Peter W. Rodino Jr. was chairman of the House Judiciary Committee in 1974 and helped craft the ethics statutes. He describes them as common sense.
"Public service is a public trust," Rodino explained in an interview last month. "We've got to have full trust."
That is why Rodino and his colleagues provided judges with a clear formula for determining when they must disqualify themselves. The legislators did not want anyone questioning when the rule applied.
"So there is no argument upon which reasonable people could differ, Congress chose to draw a bright line," explained Stephen Gillers, a judicial ethicist at New York University who has worked as a White House consultant.
"What the Congress did was simply not leave room for discretion. Congress decided it's better to err on the side of recusal when a judge has a financial interest in a party, rather than split hairs about whether the judge's financial interest is likely to be decreased or increased, depending on the result of the case."
And if the rule seems severe, that's as it should be, said Steven Lubet, a judicial ethicist at Northwestern University in Chicago.
"It's supposed to be picky," he said, "because judging is important."
The rules also recognize the uncommon influence commanded by members of the bench.
Judicial authority is not hamstrung by politics or limited by the need to reach consensus. The clout wielded by Kansas City Mayor Emanuel Cleaver pales beside that of U.S. District Judge Russell G. Clark, who took control of Kansas City public schools and ordered a property tax increase. Or that of Judge Dean Whipple, who seized the Kansas City Housing Authority.
Unlike senators and presidents, federal judges are guaranteed their jobs for life. Even if they retire or are convicted of a felony, federal law gives them the right to receive their full salary until death.
"A federal district court judge in many ways is the most powerful individual in our governmental system, excepting the president," said James C. Turner, a Washington lawyer and legal reformer.
In return for that power, ethics canons demand that the nation's 585 district judges be not only incorruptible but also above even the appearance of impropriety.

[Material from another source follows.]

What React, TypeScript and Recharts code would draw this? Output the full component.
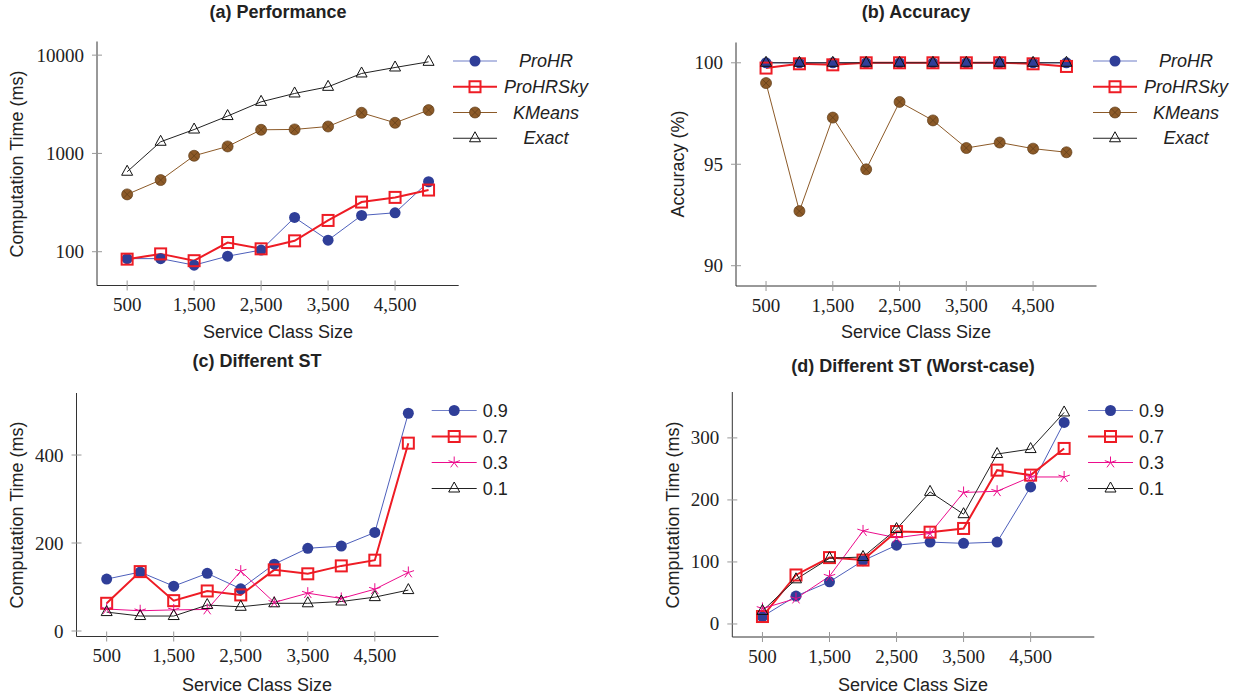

Actions and conflicts common among elected officials are expressly illegal for federal judges.
Congress enacted those prohibitions in a flood of post-Watergate reforms. And in particular, Rodino recalled, they were prompted by Clement Haynsworth.
Richard Nixon nominated the appellate judge to the U.S. Supreme Court in 1969. Soon, scandal erupted over Haynsworth's business dealings.
Two civil cases in which Haynsworth took part, it turned out, involved subsidiaries of companies in which he owned a few thousands dollars in stock. One of the cases was a personal injury lawsuit that resulted in an award of just $50.
Although no one charged Haynsworth with making money off his rulings, U.S. senators cited the conflicts as the reason for his rejection. Some critics even called for him to resign from the federal appeals court.
Tom Eagleton, then a senator from Missouri, lambasted Haynsworth in a nationally televised debate.
"It's fundamental that a judge is prohibited from sitting on a case when he has stock ownership in one of the parties," Eagleton said. "That in itself disqualifies him from being considered for the court."